Task directions: All of the listing below must be repeated word for word. Pictures are the only thing to omit.

Data shown:
_____
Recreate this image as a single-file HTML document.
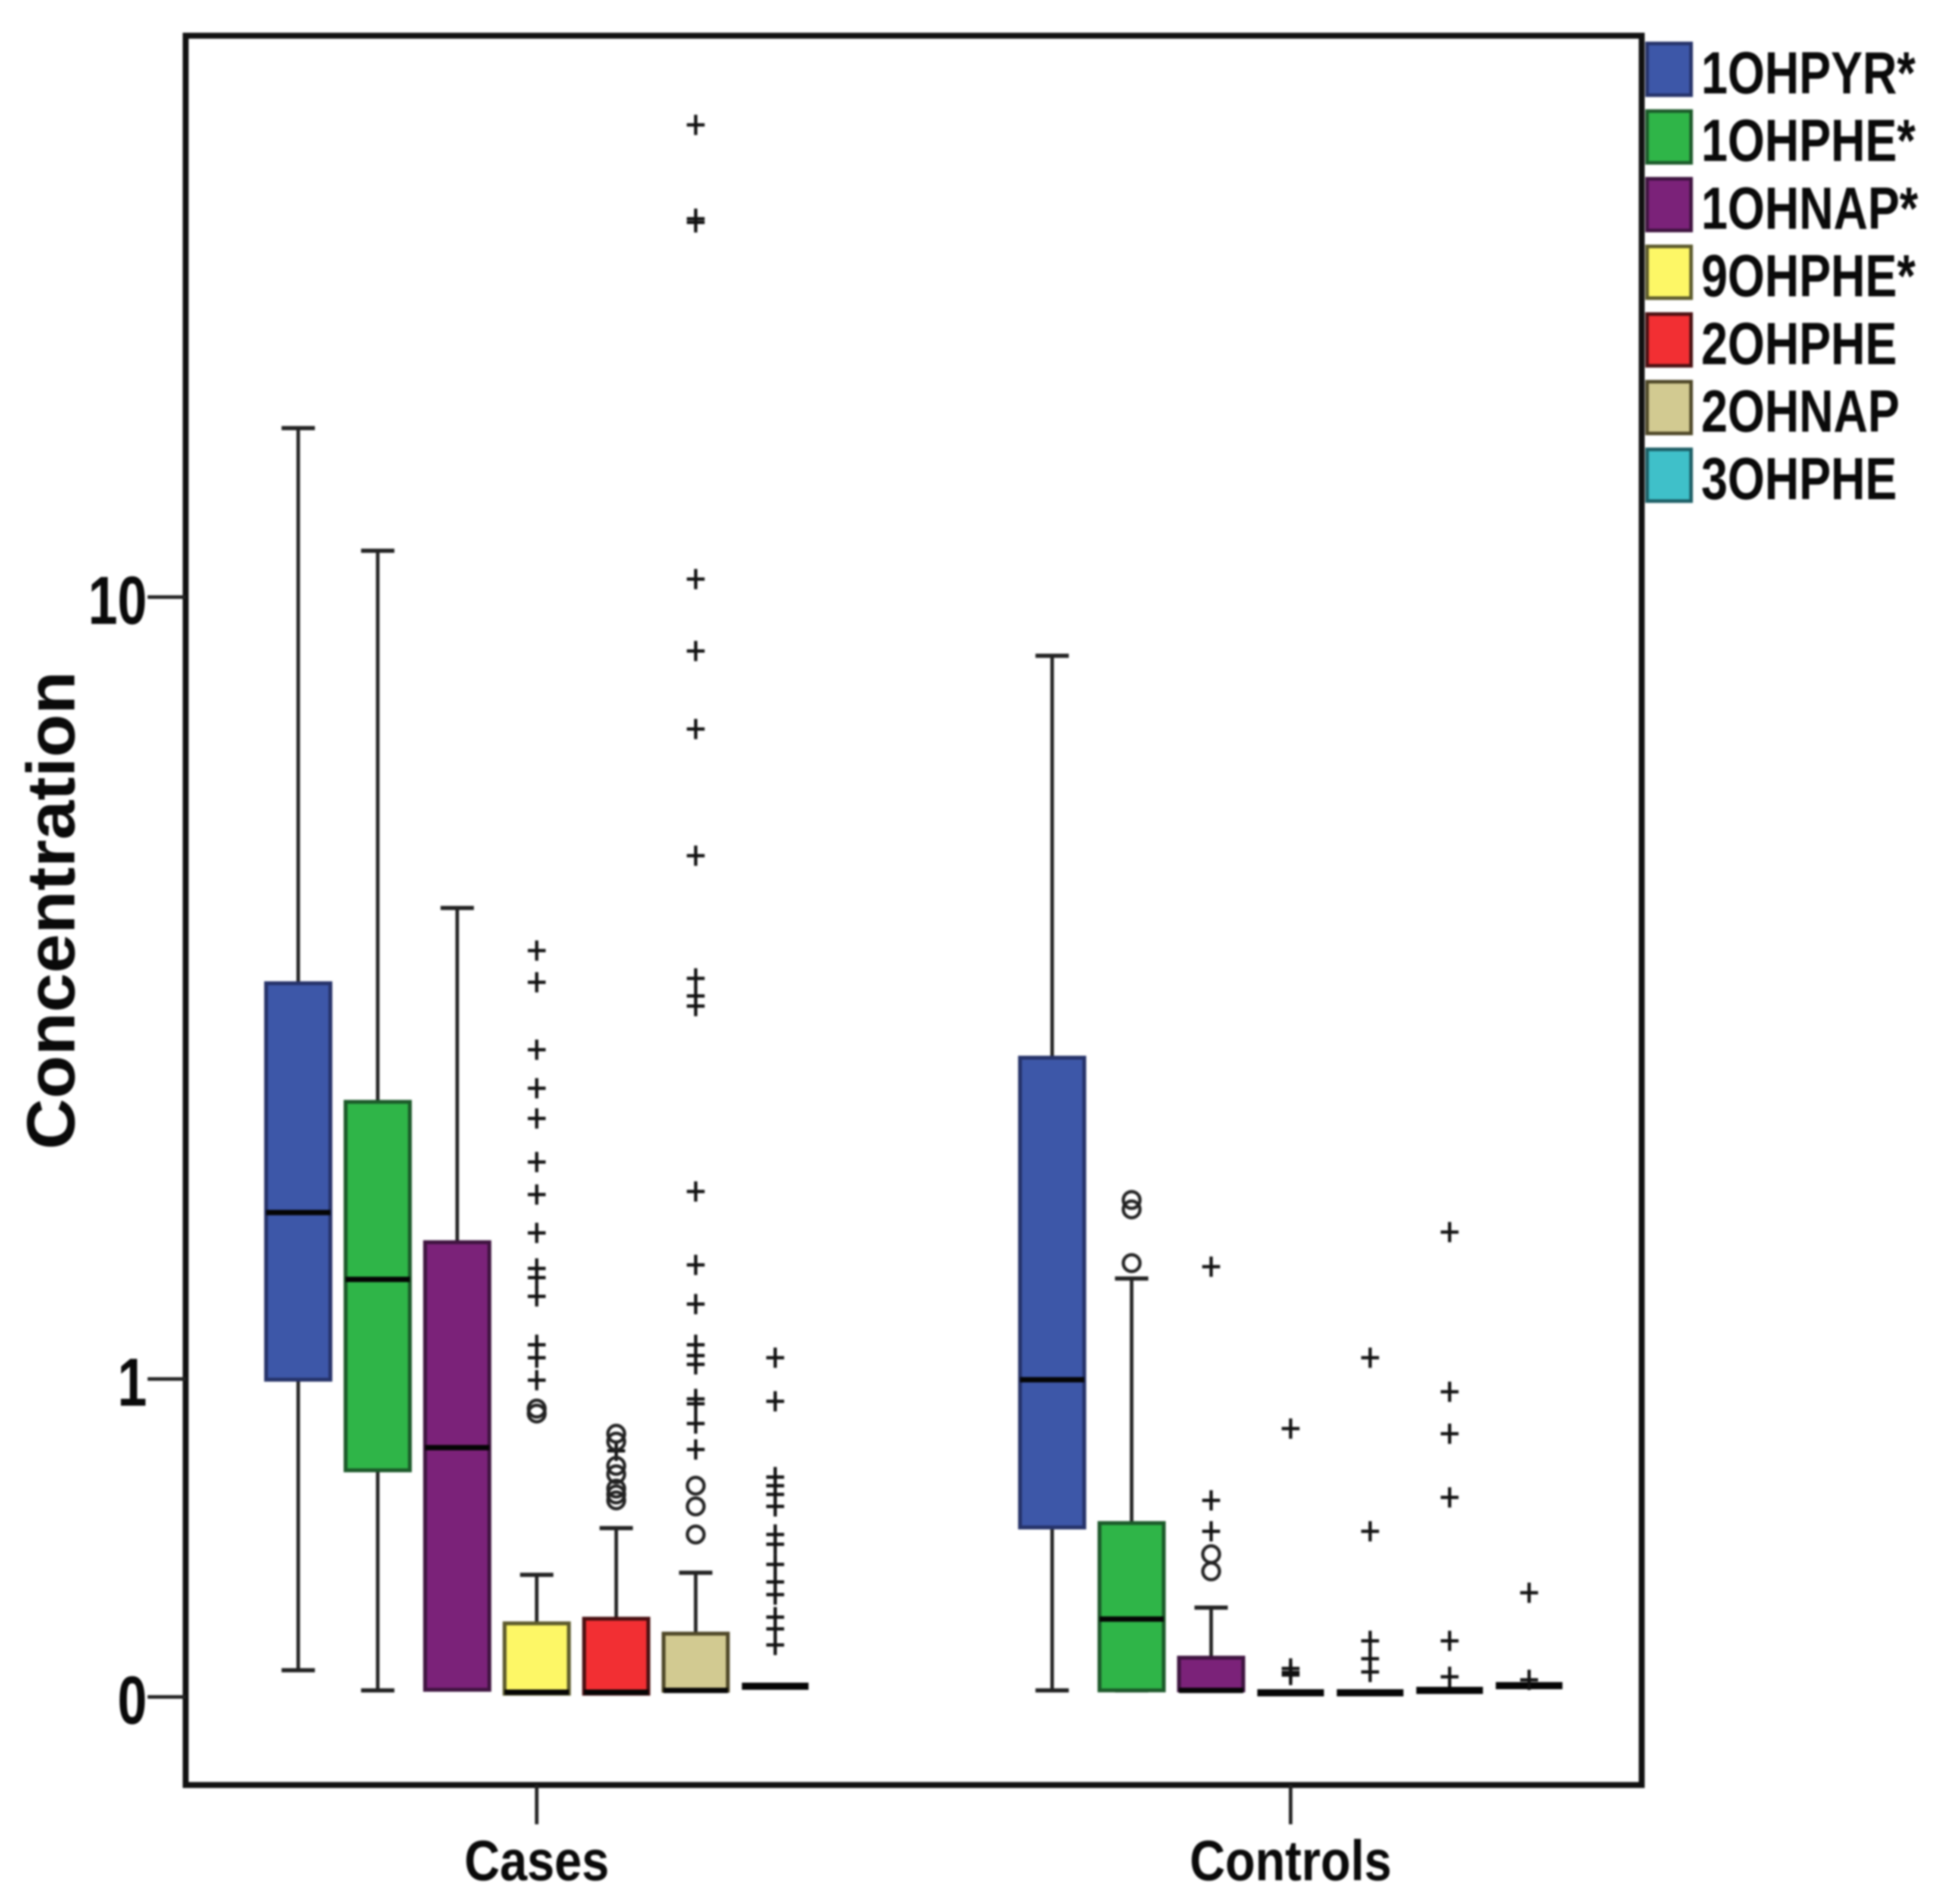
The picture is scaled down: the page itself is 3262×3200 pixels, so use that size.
<!DOCTYPE html>
<html lang="en">
<head>
<meta charset="utf-8">
<title>Concentration box plots by case and control group</title>
<style>
html,body{margin:0;padding:0;background:#fff;}
svg{display:block;filter:blur(1.5px);}
text{font-family:"Liberation Sans",Arial,sans-serif;font-weight:bold;fill:#0a0a0a;}
</style>
</head>
<body>
<svg id="chart" xmlns="http://www.w3.org/2000/svg" width="3262" height="3200" viewBox="0 0 3262 3200">
<rect x="0" y="0" width="3262" height="3200" fill="#fff"/>
<g id="marks"></g>
<rect x="312" y="60" width="2447" height="2940" fill="none" stroke="#111" stroke-width="10"/>
<g id="axes"></g>
<text transform="translate(125,1530) rotate(-90)" text-anchor="middle" font-size="114" textLength="804" lengthAdjust="spacingAndGlyphs">Concentration</text>
<g id="legend"></g>
</svg>
<script>
const analytes = ['1OHPYR*','1OHPHE*','1OHNAP*','9OHPHE*','2OHPHE','2OHNAP','3OHPHE'];
const analyteColors = ['#3d57a8','#2fb548','#7b2279','#fdf766','#f22f33','#d2ca91','#3fc0c9'];
const analyteStrokes = ['#26336a','#1c5a2a','#3f1440','#5c5a2c','#4a1012','#4f4828','#1d5f66'];
const groups = ['Cases','Controls'];
const yTickValues = [0,1,10];
const yTickLabels = ['0','1','10'];

const casesWhiskerHigh = [14.9,11.17,4.585,0.305,0.445,0.311,0.0236];
const casesQ3 = [3.74,2.66,1.695,0.174,0.186,0.148,0.0236];
const casesMedian = [1.875,1.485,0.722,0.0104,0.0104,0.0144,0.0236];
const casesQ1 = [0.997,0.639,0.0157,0.0071,0.0071,0.0137,0.0236];
const casesWhiskerLow = [0.06,0.0144,0.0157,0.0071,0.0071,0.0137,0.0236];
const casesExtremes = [[],[],[],
 [4.09,3.75,3.10,2.77,2.53,2.21,1.99,1.75,1.545,1.495,1.395,1.155,1.095,0.995],
 [0.71],
 [29.8,24.1,23.9,10.44,8.78,7.25,5.26,3.79,3.61,3.51,2.01,1.565,1.355,1.155,1.105,1.065,0.915,0.895,0.815,0.715],
 [1.095,0.905,0.615,0.585,0.555,0.515,0.425,0.395,0.335,0.285,0.25,0.19,0.16,0.12]];
const casesOutliers = [[],[],[],
 [0.875,0.855],
 [0.775,0.745,0.655,0.625,0.575,0.555,0.535],
 [0.585,0.515,0.425],
 []];

const controlsWhiskerHigh = [8.68,1.49,0.215,0.0091,0.0091,0.0144,0.025];
const controlsQ3 = [3.03,0.461,0.0894,0.0091,0.0091,0.0144,0.025];
const controlsMedian = [0.997,0.185,0.0144,0.0091,0.0091,0.0144,0.025];
const controlsQ1 = [0.447,0.0144,0.0144,0.0091,0.0091,0.0144,0.025];
const controlsWhiskerLow = [0.0144,0.0144,0.0144,0.0091,0.0091,0.0144,0.025];
const controlsExtremes = [[],[],
 [1.555,0.535,0.435],
 [0.795,0.064,0.055,0.049],
 [1.095,0.435,0.13,0.087,0.056],
 [1.755,0.945,0.775,0.545,0.13,0.045],
 [0.255,0.038]];
const controlsOutliers = [[],
 [1.955,1.895,1.575],
 [0.365,0.315],
 [],[],[],[]];

const groupWhiskerHigh = [casesWhiskerHigh,controlsWhiskerHigh];
const groupQ3 = [casesQ3,controlsQ3];
const groupMedian = [casesMedian,controlsMedian];
const groupQ1 = [casesQ1,controlsQ1];
const groupWhiskerLow = [casesWhiskerLow,controlsWhiskerLow];
const groupExtremes = [casesExtremes,controlsExtremes];
const groupOutliers = [casesOutliers,controlsOutliers];

const SVGNS = 'http://www.w3.org/2000/svg';
const INK = '#222';
function yScale(v){ return 2852 - 1775*Math.log10(1+v); }
function xGroup(g){ return 902 + g*1267; }
function xBox(g,i){ return xGroup(g) + (i-3)*133.6; }
function make(parent,tag,attrs){
  const el = document.createElementNS(SVGNS,tag);
  for(const k in attrs){ el.setAttribute(k,attrs[k]); }
  parent.appendChild(el);
  return el;
}
const marks = document.getElementById('marks');
const axes = document.getElementById('axes');
const legend = document.getElementById('legend');

groups.forEach(function(groupName,g){
  analytes.forEach(function(an,i){
    const x = xBox(g,i);
    const hi = yScale(groupWhiskerHigh[g][i]);
    const q3 = yScale(groupQ3[g][i]);
    const med = yScale(groupMedian[g][i]);
    const q1 = yScale(groupQ1[g][i]);
    const lo = yScale(groupWhiskerLow[g][i]);
    const flat = Math.abs(q1-q3) < 1;

    if(hi < q3 - 1){
      const wh = make(marks,'line',{x1:x,x2:x,y1:hi,y2:q3,stroke:INK,'stroke-width':6});
      
      
      const ch = make(marks,'line',{x1:x-28,x2:x+28,y1:hi,y2:hi,stroke:INK,'stroke-width':7});
      
      
    }
    if(lo > q1 + 1 || (i < 2 && lo >= q1)){
      const wl = make(marks,'line',{x1:x,x2:x,y1:q1,y2:lo,stroke:INK,'stroke-width':6});
      
      
      const cl = make(marks,'line',{x1:x-28,x2:x+28,y1:lo,y2:lo,stroke:INK,'stroke-width':7});
      
      
    }
    if(!flat){
      const box = make(marks,'rect',{x:x-54,y:q3,width:108,height:q1-q3,fill:analyteColors[i],stroke:analyteStrokes[i],'stroke-width':6.5});
      
      
    }
    const half = flat ? 56 : 54;
    const m = make(marks,'line',{x1:x-half,x2:x+half,y1:med,y2:med,stroke:'#050505','stroke-width':flat?12:9});
    
    

    groupExtremes[g][i].forEach(function(v){
      const y = yScale(v);
      const p = make(marks,'path',{d:'M'+(x-15)+' '+y+'H'+(x+15)+'M'+x+' '+(y-17)+'V'+(y+17),stroke:'#111','stroke-width':5.5,fill:'none'});
      
      
    });
    groupOutliers[g][i].forEach(function(v){
      const y = yScale(v);
      const c = make(marks,'circle',{cx:x,cy:y,r:14,stroke:'#222',fill:'none','stroke-width':5.5});
      
      
    });
  });

  const xt = make(axes,'line',{x1:xGroup(g),x2:xGroup(g),y1:3000,y2:3066,stroke:INK,'stroke-width':6});
  
  
  const xl = make(axes,'text',{transform:'translate('+xGroup(g)+',3160) scale(0.86,1)','text-anchor':'middle','font-size':96});
  xl.textContent = groupName;
  
  
});

yTickValues.forEach(function(v,k){
  const y = yScale(v);
  const t = make(axes,'line',{x1:248,x2:312,y1:y,y2:y,stroke:INK,'stroke-width':6});
  
  
  const l = make(axes,'text',{transform:'translate(247,'+(y+45)+') scale(0.78,1)','text-anchor':'end','font-size':114});
  l.textContent = yTickLabels[k];
  
  
});

analytes.forEach(function(an,i){
  const top = 73 + i*113.7;
  const s = make(legend,'rect',{x:2768,y:top,width:74,height:87,fill:analyteColors[i],stroke:analyteStrokes[i],'stroke-width':6});
  
  
  const t = make(legend,'text',{transform:'translate(2859,'+(top+84)+') scale(0.8,1)','font-size':100});
  t.textContent = an;
  
  
});
</script>
</body>
</html>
_____
The output:
Recreate this image as a single-file HTML document.
The picture is scaled down: the page itself is 3262×3200 pixels, so use that size.
<!DOCTYPE html>
<html lang="en">
<head>
<meta charset="utf-8">
<title>Concentration box plots by case and control group</title>
<style>
html,body{margin:0;padding:0;background:#fff;}
svg{display:block;filter:blur(1.5px);}
text{font-family:"Liberation Sans",Arial,sans-serif;font-weight:bold;fill:#0a0a0a;}
</style>
</head>
<body>
<svg id="chart" xmlns="http://www.w3.org/2000/svg" width="3262" height="3200" viewBox="0 0 3262 3200">
<rect x="0" y="0" width="3262" height="3200" fill="#fff"/>
<g id="marks"></g>
<rect x="312" y="60" width="2447" height="2940" fill="none" stroke="#111" stroke-width="10"/>
<g id="axes"></g>
<text transform="translate(125,1530) rotate(-90)" text-anchor="middle" font-size="114" textLength="804" lengthAdjust="spacingAndGlyphs">Concentration</text>
<g id="legend"></g>
</svg>
<script>
const analytes = ['1OHPYR*','1OHPHE*','1OHNAP*','9OHPHE*','2OHPHE','2OHNAP','3OHPHE'];
const analyteColors = ['#3d57a8','#2fb548','#7b2279','#fdf766','#f22f33','#d2ca91','#3fc0c9'];
const analyteStrokes = ['#26336a','#1c5a2a','#3f1440','#5c5a2c','#4a1012','#4f4828','#1d5f66'];
const groups = ['Cases','Controls'];
const yTickValues = [0,1,10];
const yTickLabels = ['0','1','10'];

const casesWhiskerHigh = [14.9,11.17,4.585,0.305,0.445,0.311,0.0236];
const casesQ3 = [3.74,2.66,1.695,0.174,0.186,0.148,0.0236];
const casesMedian = [1.875,1.485,0.722,0.0104,0.0104,0.0144,0.0236];
const casesQ1 = [0.997,0.639,0.0157,0.0071,0.0071,0.0137,0.0236];
const casesWhiskerLow = [0.06,0.0144,0.0157,0.0071,0.0071,0.0137,0.0236];
const casesExtremes = [[],[],[],
 [4.09,3.75,3.10,2.77,2.53,2.21,1.99,1.75,1.545,1.495,1.395,1.155,1.095,0.995],
 [0.71],
 [29.8,24.1,23.9,10.44,8.78,7.25,5.26,3.79,3.61,3.51,2.01,1.565,1.355,1.155,1.105,1.065,0.915,0.895,0.815,0.715],
 [1.095,0.905,0.615,0.585,0.555,0.515,0.425,0.395,0.335,0.285,0.25,0.19,0.16,0.12]];
const casesOutliers = [[],[],[],
 [0.875,0.855],
 [0.775,0.745,0.655,0.625,0.575,0.555,0.535],
 [0.585,0.515,0.425],
 []];

const controlsWhiskerHigh = [8.68,1.49,0.215,0.0091,0.0091,0.0144,0.025];
const controlsQ3 = [3.03,0.461,0.0894,0.0091,0.0091,0.0144,0.025];
const controlsMedian = [0.997,0.185,0.0144,0.0091,0.0091,0.0144,0.025];
const controlsQ1 = [0.447,0.0144,0.0144,0.0091,0.0091,0.0144,0.025];
const controlsWhiskerLow = [0.0144,0.0144,0.0144,0.0091,0.0091,0.0144,0.025];
const controlsExtremes = [[],[],
 [1.555,0.535,0.435],
 [0.795,0.064,0.055,0.049],
 [1.095,0.435,0.13,0.087,0.056],
 [1.755,0.945,0.775,0.545,0.13,0.045],
 [0.255,0.038]];
const controlsOutliers = [[],
 [1.955,1.895,1.575],
 [0.365,0.315],
 [],[],[],[]];

const groupWhiskerHigh = [casesWhiskerHigh,controlsWhiskerHigh];
const groupQ3 = [casesQ3,controlsQ3];
const groupMedian = [casesMedian,controlsMedian];
const groupQ1 = [casesQ1,controlsQ1];
const groupWhiskerLow = [casesWhiskerLow,controlsWhiskerLow];
const groupExtremes = [casesExtremes,controlsExtremes];
const groupOutliers = [casesOutliers,controlsOutliers];

const SVGNS = 'http://www.w3.org/2000/svg';
const INK = '#222';
function yScale(v){ return 2852 - 1775*Math.log10(1+v); }
function xGroup(g){ return 902 + g*1267; }
function xBox(g,i){ return xGroup(g) + (i-3)*133.6; }
function make(parent,tag,attrs){
  const el = document.createElementNS(SVGNS,tag);
  for(const k in attrs){ el.setAttribute(k,attrs[k]); }
  parent.appendChild(el);
  return el;
}
const marks = document.getElementById('marks');
const axes = document.getElementById('axes');
const legend = document.getElementById('legend');

groups.forEach(function(groupName,g){
  analytes.forEach(function(an,i){
    const x = xBox(g,i);
    const hi = yScale(groupWhiskerHigh[g][i]);
    const q3 = yScale(groupQ3[g][i]);
    const med = yScale(groupMedian[g][i]);
    const q1 = yScale(groupQ1[g][i]);
    const lo = yScale(groupWhiskerLow[g][i]);
    const flat = Math.abs(q1-q3) < 1;

    if(hi < q3 - 1){
      const wh = make(marks,'line',{x1:x,x2:x,y1:hi,y2:q3,stroke:INK,'stroke-width':6});
      
      
      const ch = make(marks,'line',{x1:x-28,x2:x+28,y1:hi,y2:hi,stroke:INK,'stroke-width':7});
      
      
    }
    if(lo > q1 + 1 || (i < 2 && lo >= q1)){
      const wl = make(marks,'line',{x1:x,x2:x,y1:q1,y2:lo,stroke:INK,'stroke-width':6});
      
      
      const cl = make(marks,'line',{x1:x-28,x2:x+28,y1:lo,y2:lo,stroke:INK,'stroke-width':7});
      
      
    }
    if(!flat){
      const box = make(marks,'rect',{x:x-54,y:q3,width:108,height:q1-q3,fill:analyteColors[i],stroke:analyteStrokes[i],'stroke-width':6.5});
      
      
    }
    const half = flat ? 56 : 54;
    const m = make(marks,'line',{x1:x-half,x2:x+half,y1:med,y2:med,stroke:'#050505','stroke-width':flat?12:9});
    
    

    groupExtremes[g][i].forEach(function(v){
      const y = yScale(v);
      const p = make(marks,'path',{d:'M'+(x-15)+' '+y+'H'+(x+15)+'M'+x+' '+(y-17)+'V'+(y+17),stroke:'#111','stroke-width':5.5,fill:'none'});
      
      
    });
    groupOutliers[g][i].forEach(function(v){
      const y = yScale(v);
      const c = make(marks,'circle',{cx:x,cy:y,r:14,stroke:'#222',fill:'none','stroke-width':5.5});
      
      
    });
  });

  const xt = make(axes,'line',{x1:xGroup(g),x2:xGroup(g),y1:3000,y2:3066,stroke:INK,'stroke-width':6});
  
  
  const xl = make(axes,'text',{transform:'translate('+xGroup(g)+',3160) scale(0.86,1)','text-anchor':'middle','font-size':96});
  xl.textContent = groupName;
  
  
});

yTickValues.forEach(function(v,k){
  const y = yScale(v);
  const t = make(axes,'line',{x1:248,x2:312,y1:y,y2:y,stroke:INK,'stroke-width':6});
  
  
  const l = make(axes,'text',{transform:'translate(247,'+(y+45)+') scale(0.78,1)','text-anchor':'end','font-size':114});
  l.textContent = yTickLabels[k];
  
  
});

analytes.forEach(function(an,i){
  const top = 73 + i*113.7;
  const s = make(legend,'rect',{x:2768,y:top,width:74,height:87,fill:analyteColors[i],stroke:analyteStrokes[i],'stroke-width':6});
  
  
  const t = make(legend,'text',{transform:'translate(2859,'+(top+84)+') scale(0.8,1)','font-size':100});
  t.textContent = an;
  
  
});
</script>
</body>
</html>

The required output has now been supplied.